I went to a sheriff’s sale earlier this week. For those of you who haven’t had the privilege of attending such a non-event, I assure you that you’re missing nothing. I attended the sale, with check in hand, prepared to out bid a bank for a property that I’ve been intensely eye balling for the past two years. The house is one that I would make my own home, and as I drove to the sale yesterday, I envisioned a warm summer day, with yours truly hanging off a ladder nailing cedar shingles to the exterior walls. I thought this, and for a moment in time it seemed like a pleasant idea. Then I thought about the ridiculousness of trading a water-based Lake Geneva summer for a ladder based one. All ridiculousness aside, I walked into the foyer where the sales are conducted, clutching my check, ready to raise my hand in the finest Barrett Jackson style.
The sale for the home I wanted to bid on was canceled. This came as no surprise, as I’ve become quite adept at writing “not used for intended purpose” on the back of my cashiers check and returning it to the bank. The property in question had its first lis pendens notice served almost five years ago, and several loans and various other judgments have been recorded since that date. The owner is obviously up against significant adverse factors, and yet, five years in, the deed still bears her name. The goings on affecting this particular property prove to me that banks are not swift dream killers, as the media might have you believe. Instead, they appear to be easy to string along, by letting them sip a few payments from you once in a while. Or perhaps they’re easily bullied by attorneys that litigate foreclosure stays and loan modifications. Whatever the case, the home that I wanted to buy isn’t mine. Yet.
The Lake Geneva foreclosure scene remains the same. Bleak, yes, but the clouds are high and thin, not low and ominous. I’m of the mindset that the foreclosure trouble as it is affecting our nation as a whole will continue to spin violently for at least the next two or three years. While the unemployment picture doesn’t really affect the Lake Geneva vacation home market, it has a massive impact on the foreclosure scene, both in Walworth County and nationwide. The foreclosure issue isn’t necessarily one that is caused by a borrowers inability to repay, rather it’s equally owed to the monster that is negative equity in a sideways market. Negative equity is the silent killer in this current incarnation of the foreclosure phenomenon, and it’s not going anywhere soon. It’s for this reason that a new elevated level of foreclosures will be the norm for the foreseeable future.

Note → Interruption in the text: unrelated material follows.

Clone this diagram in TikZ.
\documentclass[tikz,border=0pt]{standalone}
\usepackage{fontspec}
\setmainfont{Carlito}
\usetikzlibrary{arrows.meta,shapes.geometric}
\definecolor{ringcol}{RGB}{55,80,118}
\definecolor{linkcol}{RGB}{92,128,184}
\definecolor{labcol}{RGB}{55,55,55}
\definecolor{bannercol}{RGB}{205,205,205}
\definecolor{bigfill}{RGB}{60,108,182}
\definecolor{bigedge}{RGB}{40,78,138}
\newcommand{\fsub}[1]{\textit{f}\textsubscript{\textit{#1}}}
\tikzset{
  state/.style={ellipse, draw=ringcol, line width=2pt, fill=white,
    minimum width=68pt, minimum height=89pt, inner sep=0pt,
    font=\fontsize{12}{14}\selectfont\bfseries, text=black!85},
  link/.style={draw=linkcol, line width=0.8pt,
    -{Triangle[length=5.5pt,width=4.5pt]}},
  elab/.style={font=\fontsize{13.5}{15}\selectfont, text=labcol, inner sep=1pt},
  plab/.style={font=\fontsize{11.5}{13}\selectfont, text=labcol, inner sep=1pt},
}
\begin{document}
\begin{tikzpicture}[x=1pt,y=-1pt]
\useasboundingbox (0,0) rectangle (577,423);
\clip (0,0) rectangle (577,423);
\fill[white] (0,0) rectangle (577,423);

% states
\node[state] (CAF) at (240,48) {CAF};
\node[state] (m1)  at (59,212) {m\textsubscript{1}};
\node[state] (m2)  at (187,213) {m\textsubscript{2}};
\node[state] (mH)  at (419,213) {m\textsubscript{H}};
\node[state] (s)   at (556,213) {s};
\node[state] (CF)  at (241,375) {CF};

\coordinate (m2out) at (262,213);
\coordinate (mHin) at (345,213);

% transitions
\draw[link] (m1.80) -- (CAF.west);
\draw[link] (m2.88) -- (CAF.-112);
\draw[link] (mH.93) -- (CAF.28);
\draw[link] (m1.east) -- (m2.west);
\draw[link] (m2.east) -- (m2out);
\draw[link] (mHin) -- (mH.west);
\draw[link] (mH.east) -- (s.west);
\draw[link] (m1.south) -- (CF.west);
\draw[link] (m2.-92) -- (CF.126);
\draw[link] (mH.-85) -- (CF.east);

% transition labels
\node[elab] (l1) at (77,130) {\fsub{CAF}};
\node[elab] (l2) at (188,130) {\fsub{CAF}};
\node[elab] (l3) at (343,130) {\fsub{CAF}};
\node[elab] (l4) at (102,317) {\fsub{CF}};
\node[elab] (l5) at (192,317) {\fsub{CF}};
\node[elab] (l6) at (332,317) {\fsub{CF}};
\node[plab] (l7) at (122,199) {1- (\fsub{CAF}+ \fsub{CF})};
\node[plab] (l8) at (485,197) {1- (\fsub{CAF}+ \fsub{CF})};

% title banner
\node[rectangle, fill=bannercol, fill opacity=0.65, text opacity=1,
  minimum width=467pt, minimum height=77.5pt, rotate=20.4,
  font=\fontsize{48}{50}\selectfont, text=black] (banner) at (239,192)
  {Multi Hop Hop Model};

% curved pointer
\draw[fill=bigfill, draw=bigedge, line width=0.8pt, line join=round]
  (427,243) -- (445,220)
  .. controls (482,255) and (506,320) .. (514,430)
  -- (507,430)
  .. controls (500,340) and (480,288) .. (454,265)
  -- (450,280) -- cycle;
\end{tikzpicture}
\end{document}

At Lake Geneva, foreclosure activity is almost non-existent, with almost being the operative word. There is a lakefront short sale available in Fontana in the entry level range, and it might be a screaming good deal for the right buyer. (email me for details) There is another lakefront being offered as a short sale that will ultimately end up at sheriff’s sale in March (probably), as the debt amount is too high to justify buying it either from the bank now, or at the sheriff’s sale. Best to wait until that one comes back to market as REO, and then pounce. That property will sell this year, as will the short sale in Fontana listed at $1.45MM, this much is a guarantee. There is also a bank owned lot available in the South Shore Club, and the ultimate sales price may be cause for much consternation among neighboring owners- and much delight for the new buyer.

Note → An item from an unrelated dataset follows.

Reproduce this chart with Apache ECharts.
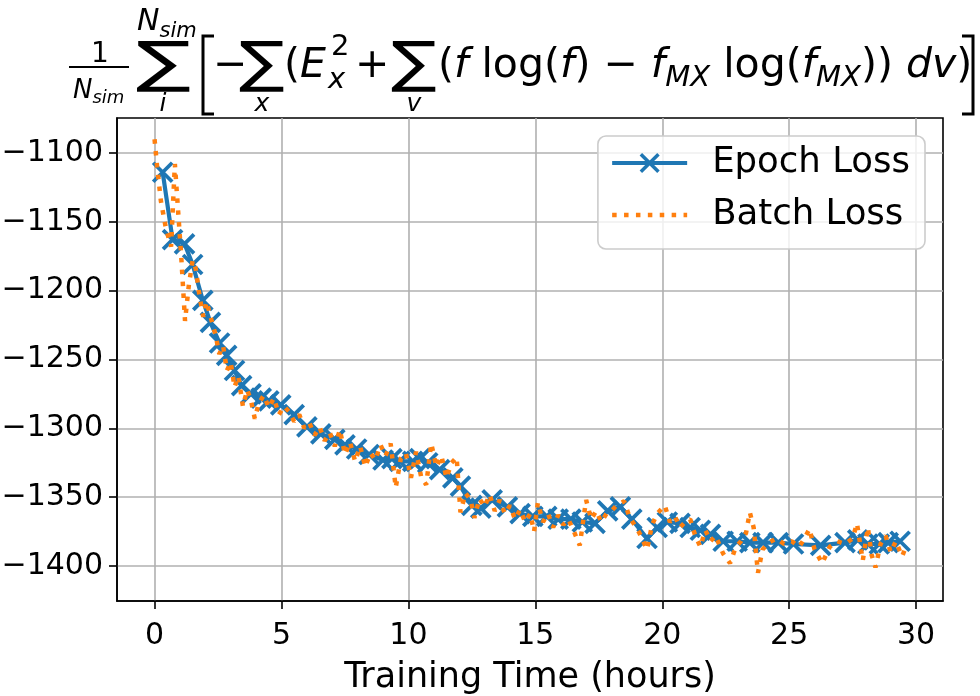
<!DOCTYPE html>
<html><head><meta charset="utf-8">
<script src="https://cdn.jsdelivr.net/npm/echarts@6/dist/echarts.min.js"></script>
<style>html,body{margin:0;padding:0;background:#fff}#c{width:980px;height:696px}</style>
</head><body><div id="c"></div>
<script>
// ---------- data ----------
const epochX = [0.32,0.71,1.18,1.50,1.90,2.20,2.56,2.84,3.15,3.43,3.80,4.20,4.50,4.97,5.50,6.00,6.55,7.10,7.50,7.96,8.45,9.00,9.35,9.66,10.17,10.45,10.76,11.23,11.75,12.05,12.50,12.85,13.30,13.90,14.40,14.90,15.45,15.90,16.40,16.85,17.35,17.85,18.35,18.80,19.40,19.80,20.20,20.70,21.10,21.50,21.90,22.40,22.95,23.45,23.97,24.57,25.17,26.24,27.20,27.70,28.10,28.55,28.90,29.37];
const epochY = [-1114,-1163,-1166,-1181,-1207,-1223,-1238,-1247,-1258,-1269,-1275,-1278,-1280,-1283,-1290,-1299,-1304,-1308,-1312,-1315,-1319,-1323,-1322,-1324,-1324,-1322,-1325,-1330,-1336,-1342,-1356,-1358,-1352,-1357,-1362,-1364,-1364,-1366,-1366,-1368,-1369,-1360,-1357,-1366,-1380,-1372,-1368,-1369,-1372,-1374,-1377,-1382,-1382,-1383,-1383,-1383,-1384,-1385,-1383,-1381,-1384,-1384,-1383,-1382];
const batchX = [0.00,0.10,0.25,0.45,0.65,0.80,0.92,1.05,1.20,1.35,1.50,1.62,1.78,1.92,2.05,2.25,2.40,2.55,2.70,2.85,3.00,3.15,3.30,3.48,3.65,3.80,3.95,4.10,4.30,4.50,4.70,4.90,5.10,5.30,5.50,5.70,5.90,6.10,6.30,6.50,6.70,6.90,7.10,7.30,7.50,7.70,7.90,8.10,8.30,8.50,8.70,8.90,9.10,9.30,9.50,9.70,9.90,10.10,10.30,10.50,10.70,10.90,11.10,11.30,11.50,11.70,11.90,12.05,12.25,12.45,12.60,12.80,13.00,13.20,13.40,13.60,13.80,14.00,14.20,14.40,14.60,14.80,14.95,15.10,15.30,15.50,15.70,15.90,16.10,16.30,16.50,16.75,17.00,17.20,17.40,17.60,17.80,18.00,18.20,18.50,18.70,18.90,19.10,19.40,19.60,19.80,20.10,20.30,20.50,20.70,20.90,21.10,21.30,21.50,21.70,21.90,22.10,22.40,22.67,22.90,23.10,23.30,23.45,23.60,23.77,23.95,24.20,24.50,24.80,25.10,25.40,25.60,25.80,26.00,26.30,26.60,26.90,27.20,27.50,27.67,27.90,28.10,28.25,28.40,28.60,28.80,29.00,29.20,29.45,29.60];
const batchY = [-1090,-1110,-1135,-1155,-1168,-1108,-1140,-1175,-1222,-1196,-1178,-1184,-1205,-1219,-1208,-1222,-1232,-1246,-1240,-1258,-1252,-1270,-1262,-1284,-1272,-1280,-1293,-1282,-1276,-1285,-1278,-1290,-1284,-1288,-1295,-1290,-1300,-1296,-1305,-1299,-1309,-1303,-1313,-1301,-1319,-1310,-1324,-1313,-1328,-1318,-1323,-1312,-1320,-1311,-1343,-1322,-1318,-1336,-1317,-1335,-1341,-1311,-1328,-1320,-1336,-1325,-1321,-1361,-1347,-1352,-1365,-1351,-1357,-1348,-1360,-1352,-1362,-1356,-1366,-1359,-1368,-1362,-1375,-1354,-1368,-1362,-1372,-1363,-1370,-1366,-1374,-1385,-1352,-1366,-1360,-1368,-1362,-1360,-1356,-1353,-1364,-1370,-1376,-1388,-1370,-1362,-1356,-1368,-1364,-1372,-1368,-1366,-1378,-1386,-1374,-1382,-1378,-1391,-1398,-1386,-1382,-1376,-1361,-1372,-1405,-1388,-1383,-1380,-1384,-1382,-1386,-1380,-1373,-1388,-1398,-1386,-1382,-1384,-1380,-1369,-1396,-1372,-1392,-1401,-1384,-1378,-1390,-1382,-1393,-1386];
const xTicks = [0,5,10,15,20,25,30];
const yTicks = [-1400,-1350,-1300,-1250,-1200,-1150,-1100];
const xLabel = 'Training Time (hours)';
const seriesNames = ['Epoch Loss','Batch Loss'];

// ---------- title (math formula) layout ----------
const FF = "'DejaVu Sans'";
const ctx = document.createElement('canvas').getContext('2d');
function fontStr(size, it){ return (it ? 'italic ' : '') + size + 'px ' + FF; }
function midOff(size, it){ ctx.font = fontStr(size, it); ctx.textBaseline = 'middle'; return ctx.measureText('H').actualBoundingBoxDescent; }
function W(t, size, it){ ctx.font = fontStr(size, it); return ctx.measureText(t).width; }
const G = [];
function T(t, x, base, size, it, align){
  G.push({type:'text', x:x, y: base - midOff(size, it), z:100,
    style:{text:t, font:fontStr(size, it), fill:'#000', align:align || 'left', verticalAlign:'middle'}});
  return W(t, size, it);
}
// fit a glyph's ink box into [x0,x1]x[y0,y1]
function fit(ch, x0, x1, y0, y1){
  const s0 = 100;
  ctx.font = fontStr(s0, false); ctx.textBaseline = 'alphabetic';
  const m = ctx.measureText(ch);
  const hh = (m.actualBoundingBoxAscent + m.actualBoundingBoxDescent) / s0;
  const ww = (m.actualBoundingBoxLeft + m.actualBoundingBoxRight) / s0;
  const size = (y1 - y0) / hh;
  const sx = ((x1 - x0) / size) / ww;
  const base = y0 + m.actualBoundingBoxAscent / s0 * size;
  const ox = x0 + m.actualBoundingBoxLeft / s0 * size * sx;
  G.push({type:'text', x:ox, y: base - midOff(size, false), scaleX:sx, z:100,
    style:{text:ch, font:fontStr(size, false), fill:'#000', align:'left', verticalAlign:'middle'}});
}
const B = 77, F = 41, S = 29, SD = 9, LB = 111, LS = 25;
// fraction 1/N_sim
T('1', 100, 62, 28, false, 'center');
G.push({type:'line', z:100, shape:{x1:69, y1:67, x2:129, y2:67}, style:{stroke:'#000', lineWidth:2}});
let nx = 73 + T('N', 73, 98, 26, true);
T('sim', nx, 103, 18, true);
// big sum with limits
fit('\u2211', 137, 190, 42, 93);
nx = 137 + T('N', 137, 30, 30, true);
T('sim', nx, 37, 21, true);
T('i', 163, LB, LS, true, 'center');
// left bracket
G.push({type:'polyline', z:100, shape:{points:[[214,36],[203,36],[203,114],[214,114]]}, style:{stroke:'#000', lineWidth:3, fill:null}});
T('\u2212', 213, B, F, false);
fit('\u2211', 240, 284, 42, 93);
T('x', 262, LB, LS, true, 'center');
T('(', 284, B, F, false);
T('E', 300, B, F, true);
T('2', 331, 55, S, false);
T('x', 328, B + SD + 2, S, true);
T('+', 355, B, F, false);
fit('\u2211', 392, 436, 42, 93);
T('v', 414, LB, LS, true, 'center');
const seq = [['(',F,0,0],['f',F,1,0],[' log(',F,0,0],['f',F,1,0],[') \u2212 ',F,0,0],['f',F,1,0],['MX',S,1,SD],[' log(',F,0,0],['f',F,1,0],['MX',S,1,SD],[')) ',F,0,0],['dv',F,1,0],[')',F,0,0]];
let cx = 438;
seq.forEach(s => { cx += T(s[0], cx, B + s[3], s[1], !!s[2]); });
G.push({type:'polyline', z:100, shape:{points:[[962,36],[973,36],[973,114],[962,114]]}, style:{stroke:'#000', lineWidth:3, fill:null}});

// ---------- chart ----------
const chart = echarts.init(document.getElementById('c'), null, {renderer:'canvas'});
const minus = v => String(v).replace('-', '\u2212');
const axisCommon = {
  type:'value',
  axisLine:{show:true, onZero:false, lineStyle:{color:'#000', width:1.6}},
  splitLine:{show:true, lineStyle:{color:'#b0b0b0', width:1.6}},
};
chart.setOption({
  animation:false,
  backgroundColor:'#fff',
  textStyle:{fontFamily:FF},
  grid:{left:117, right:37, top:118, bottom:95, show:true, borderColor:'#000', borderWidth:1.6,
        backgroundColor:'transparent', containLabel:false, outerBoundsMode:'none'},
  graphic:G,
  legend:{
    right:55, top:136, orient:'vertical', itemWidth:75, itemHeight:22, itemGap:16,
    padding:[9,15,16,12], borderColor:'#cccccc', borderWidth:1.6, borderRadius:8,
    backgroundColor:'rgba(255,255,255,0.8)',
    textStyle:{fontSize:35.5, color:'#000', fontFamily:FF, padding:[0,0,0,20], lineHeight:36},
    data:[
      {name:seriesNames[0], itemStyle:{color:'#1f77b4', borderColor:'#1f77b4', borderWidth:3.5}, lineStyle:{color:'#1f77b4', width:4}},
      {name:seriesNames[1], itemStyle:{opacity:0}, lineStyle:{color:'#ff7f0e', width:4.5, type:[4.5,7.4]}}
    ]
  },
  xAxis:Object.assign({}, axisCommon, {
    min:-1.48, max:31.06,
    axisTick:{show:true, length:8, lineStyle:{color:'#000', width:1.6}, customValues:xTicks},
    axisLabel:{customValues:xTicks, fontSize:30, color:'#000', margin:20, fontFamily:FF},
    name:xLabel, nameLocation:'middle', nameGap:59,
    nameTextStyle:{fontSize:35, color:'#000', fontFamily:FF}
  }),
  yAxis:Object.assign({}, axisCommon, {
    min:-1425.4, max:-1074.6,
    axisTick:{show:true, length:8, lineStyle:{color:'#000', width:1.6}, customValues:yTicks},
    axisLabel:{customValues:yTicks, fontSize:30, color:'#000', margin:14, fontFamily:FF, formatter:minus}
  }),
  series:[
    {type:'line', name:seriesNames[0], data:epochX.map((x,i)=>[x, epochY[i]]),
     symbol:'path://M0,0L10,10M10,0L0,10', symbolSize:19, showSymbol:true,
     lineStyle:{color:'#1f77b4', width:4.2},
     itemStyle:{color:'#1f77b4', borderColor:'#1f77b4', borderWidth:3.8},
     z:2},
    {type:'line', name:seriesNames[1], data:batchX.map((x,i)=>[x, batchY[i]]),
     symbol:'none', showSymbol:false,
     lineStyle:{color:'#ff7f0e', width:4.5, type:[4.5,7.4], cap:'butt'},
     itemStyle:{color:'#ff7f0e'},
     z:3}
  ]
});
</script></body></html>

The lake access market remains solid, even if there seems to be an omnipresent foreclosure either brewing or hitting the market in Country Club Estates. Cedar Point Park has had a few foreclosures recently, and will probably have a few more before the year is out. Remember, if you’re someone on the search for foreclosures, you’re probably going to be aiming for price first, and location second. That’s backwards in my book, but my book is just that, mine. The other important component of foreclosure shopping here is that you must contact me before hand if you want in on the pressing deals. The lakefront and lake access foreclosures tend to sell fairly quickly (if priced right), and if you’re late to the game, there’s a good chance you’ll be the one standing when the music stops. Email me today if you want to be kept abreast of these foreclosures and developing foreclosures, and we’ll stay in touch as they make it to market. If you’re waiting for some automated link generator to email you when a property hits the market you’ll more than likely be out of luck.
Expect foreclosures to remain a staple in every national market this year, and at least a nagging pest in the Lake Geneva real estate market. The possible lakefront foreclosures excite me, as they should you. Just don’t forget that every foreclosure isn’t a good value, and the marketing term “distressed sale” should always be viewed with a wary eye.